— Begin SUPPLIED INFORMATION —
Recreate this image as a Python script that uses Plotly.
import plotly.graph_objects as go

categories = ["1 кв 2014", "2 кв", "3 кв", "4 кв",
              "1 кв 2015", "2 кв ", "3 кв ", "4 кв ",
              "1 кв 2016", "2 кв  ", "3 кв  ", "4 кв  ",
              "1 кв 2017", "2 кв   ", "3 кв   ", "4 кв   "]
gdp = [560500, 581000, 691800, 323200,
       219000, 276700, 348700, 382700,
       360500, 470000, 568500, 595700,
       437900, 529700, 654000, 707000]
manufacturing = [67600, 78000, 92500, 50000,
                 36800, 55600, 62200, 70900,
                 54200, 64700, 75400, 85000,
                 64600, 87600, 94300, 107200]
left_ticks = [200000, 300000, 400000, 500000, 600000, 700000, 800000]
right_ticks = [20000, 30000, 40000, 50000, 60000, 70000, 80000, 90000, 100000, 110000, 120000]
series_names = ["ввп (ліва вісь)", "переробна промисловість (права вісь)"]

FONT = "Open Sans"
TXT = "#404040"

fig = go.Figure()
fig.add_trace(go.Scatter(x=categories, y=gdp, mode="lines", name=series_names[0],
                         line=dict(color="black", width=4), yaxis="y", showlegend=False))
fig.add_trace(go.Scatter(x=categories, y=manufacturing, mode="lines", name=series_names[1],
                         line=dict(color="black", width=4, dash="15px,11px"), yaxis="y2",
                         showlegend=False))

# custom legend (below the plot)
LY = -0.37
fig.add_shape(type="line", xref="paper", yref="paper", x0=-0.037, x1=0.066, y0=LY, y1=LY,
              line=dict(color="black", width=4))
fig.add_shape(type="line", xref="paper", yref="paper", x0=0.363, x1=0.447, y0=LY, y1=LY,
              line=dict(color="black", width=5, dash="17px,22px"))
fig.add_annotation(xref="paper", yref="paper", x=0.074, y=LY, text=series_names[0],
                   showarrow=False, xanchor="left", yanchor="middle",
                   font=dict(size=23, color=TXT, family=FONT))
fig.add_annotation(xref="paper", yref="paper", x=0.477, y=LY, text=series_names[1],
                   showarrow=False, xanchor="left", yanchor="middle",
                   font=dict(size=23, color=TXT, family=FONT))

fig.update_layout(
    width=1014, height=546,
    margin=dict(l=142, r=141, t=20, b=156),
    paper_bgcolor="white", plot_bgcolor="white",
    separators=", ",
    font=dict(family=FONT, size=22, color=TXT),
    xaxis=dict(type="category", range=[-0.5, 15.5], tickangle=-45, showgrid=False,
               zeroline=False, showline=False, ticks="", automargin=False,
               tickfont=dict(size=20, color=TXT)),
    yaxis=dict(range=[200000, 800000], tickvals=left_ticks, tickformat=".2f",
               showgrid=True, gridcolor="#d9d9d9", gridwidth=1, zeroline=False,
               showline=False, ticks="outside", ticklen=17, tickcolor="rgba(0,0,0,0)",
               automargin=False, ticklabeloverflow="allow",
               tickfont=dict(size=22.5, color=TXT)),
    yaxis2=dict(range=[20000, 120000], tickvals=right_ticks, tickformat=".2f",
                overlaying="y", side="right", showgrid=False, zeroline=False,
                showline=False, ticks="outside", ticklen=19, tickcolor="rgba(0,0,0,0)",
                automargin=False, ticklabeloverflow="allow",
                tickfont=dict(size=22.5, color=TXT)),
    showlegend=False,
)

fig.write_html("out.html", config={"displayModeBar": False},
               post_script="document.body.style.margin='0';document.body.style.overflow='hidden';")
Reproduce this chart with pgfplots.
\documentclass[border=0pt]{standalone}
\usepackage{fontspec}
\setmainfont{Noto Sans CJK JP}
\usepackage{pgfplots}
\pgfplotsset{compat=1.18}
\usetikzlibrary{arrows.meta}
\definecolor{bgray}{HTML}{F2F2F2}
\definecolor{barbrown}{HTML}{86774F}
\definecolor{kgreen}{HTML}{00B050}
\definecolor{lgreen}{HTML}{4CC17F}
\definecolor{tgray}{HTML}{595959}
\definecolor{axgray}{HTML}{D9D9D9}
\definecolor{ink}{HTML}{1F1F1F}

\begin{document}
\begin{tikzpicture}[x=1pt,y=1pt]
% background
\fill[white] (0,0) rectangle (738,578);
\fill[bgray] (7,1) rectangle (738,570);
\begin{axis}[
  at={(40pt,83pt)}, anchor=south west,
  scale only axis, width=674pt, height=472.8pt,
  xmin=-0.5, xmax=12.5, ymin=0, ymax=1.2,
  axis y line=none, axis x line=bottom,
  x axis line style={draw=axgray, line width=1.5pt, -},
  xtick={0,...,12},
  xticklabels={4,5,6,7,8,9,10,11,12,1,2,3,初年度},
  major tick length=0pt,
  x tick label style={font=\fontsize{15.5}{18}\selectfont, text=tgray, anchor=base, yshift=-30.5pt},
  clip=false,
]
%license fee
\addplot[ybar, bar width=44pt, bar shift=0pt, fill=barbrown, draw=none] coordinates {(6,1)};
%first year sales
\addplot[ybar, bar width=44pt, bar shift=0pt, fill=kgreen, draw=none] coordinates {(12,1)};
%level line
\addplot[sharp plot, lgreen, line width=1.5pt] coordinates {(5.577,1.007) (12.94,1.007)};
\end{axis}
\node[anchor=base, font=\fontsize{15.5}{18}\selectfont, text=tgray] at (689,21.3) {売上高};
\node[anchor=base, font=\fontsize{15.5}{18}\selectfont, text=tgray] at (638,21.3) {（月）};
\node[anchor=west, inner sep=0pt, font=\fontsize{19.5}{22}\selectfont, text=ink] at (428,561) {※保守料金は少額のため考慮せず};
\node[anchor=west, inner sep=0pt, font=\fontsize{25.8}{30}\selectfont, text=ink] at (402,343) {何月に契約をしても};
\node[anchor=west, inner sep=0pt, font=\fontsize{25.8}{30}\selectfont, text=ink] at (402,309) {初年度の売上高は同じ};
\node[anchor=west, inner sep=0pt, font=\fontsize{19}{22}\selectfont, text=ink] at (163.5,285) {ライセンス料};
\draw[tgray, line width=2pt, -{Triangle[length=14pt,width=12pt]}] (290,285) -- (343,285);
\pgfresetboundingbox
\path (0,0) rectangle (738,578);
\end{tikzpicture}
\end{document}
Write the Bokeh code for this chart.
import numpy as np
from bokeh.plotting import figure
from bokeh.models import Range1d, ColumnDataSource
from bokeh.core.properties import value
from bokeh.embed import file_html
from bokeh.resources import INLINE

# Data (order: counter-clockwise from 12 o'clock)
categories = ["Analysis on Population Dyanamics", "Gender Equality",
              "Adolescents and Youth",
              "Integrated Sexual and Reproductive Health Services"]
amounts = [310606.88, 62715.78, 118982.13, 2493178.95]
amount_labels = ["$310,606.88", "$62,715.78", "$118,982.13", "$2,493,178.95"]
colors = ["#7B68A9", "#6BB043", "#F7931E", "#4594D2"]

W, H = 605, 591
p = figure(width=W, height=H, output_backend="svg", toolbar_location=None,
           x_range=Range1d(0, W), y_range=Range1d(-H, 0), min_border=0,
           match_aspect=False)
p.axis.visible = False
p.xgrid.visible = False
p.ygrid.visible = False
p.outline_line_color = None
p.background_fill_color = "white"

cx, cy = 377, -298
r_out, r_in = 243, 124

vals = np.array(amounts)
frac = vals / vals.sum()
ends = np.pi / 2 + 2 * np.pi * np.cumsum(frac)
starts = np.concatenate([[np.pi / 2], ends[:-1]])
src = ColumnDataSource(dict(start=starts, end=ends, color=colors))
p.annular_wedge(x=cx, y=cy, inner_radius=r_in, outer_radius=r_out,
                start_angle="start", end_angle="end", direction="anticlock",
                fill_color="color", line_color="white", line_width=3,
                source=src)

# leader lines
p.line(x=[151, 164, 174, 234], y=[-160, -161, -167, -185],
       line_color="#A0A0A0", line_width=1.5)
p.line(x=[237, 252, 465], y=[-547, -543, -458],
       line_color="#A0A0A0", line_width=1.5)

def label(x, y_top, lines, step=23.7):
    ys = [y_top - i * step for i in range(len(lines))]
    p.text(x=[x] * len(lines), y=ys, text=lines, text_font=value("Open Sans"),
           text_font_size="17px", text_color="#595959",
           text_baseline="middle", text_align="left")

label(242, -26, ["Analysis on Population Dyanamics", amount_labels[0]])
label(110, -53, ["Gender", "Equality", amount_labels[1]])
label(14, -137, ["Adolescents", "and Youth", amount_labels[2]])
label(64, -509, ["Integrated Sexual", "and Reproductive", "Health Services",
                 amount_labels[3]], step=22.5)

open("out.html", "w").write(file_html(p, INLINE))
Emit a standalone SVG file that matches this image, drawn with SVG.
— End SUPPLIED INFORMATION —
• YOUR TASK: Quote every line from the beginning of the entries up to and including the line that contains "import plotly.graph_objects as go".

• ANSWER TO THIS PROBLEM:
Recreate this image as a Python script that uses Plotly.
import plotly.graph_objects as go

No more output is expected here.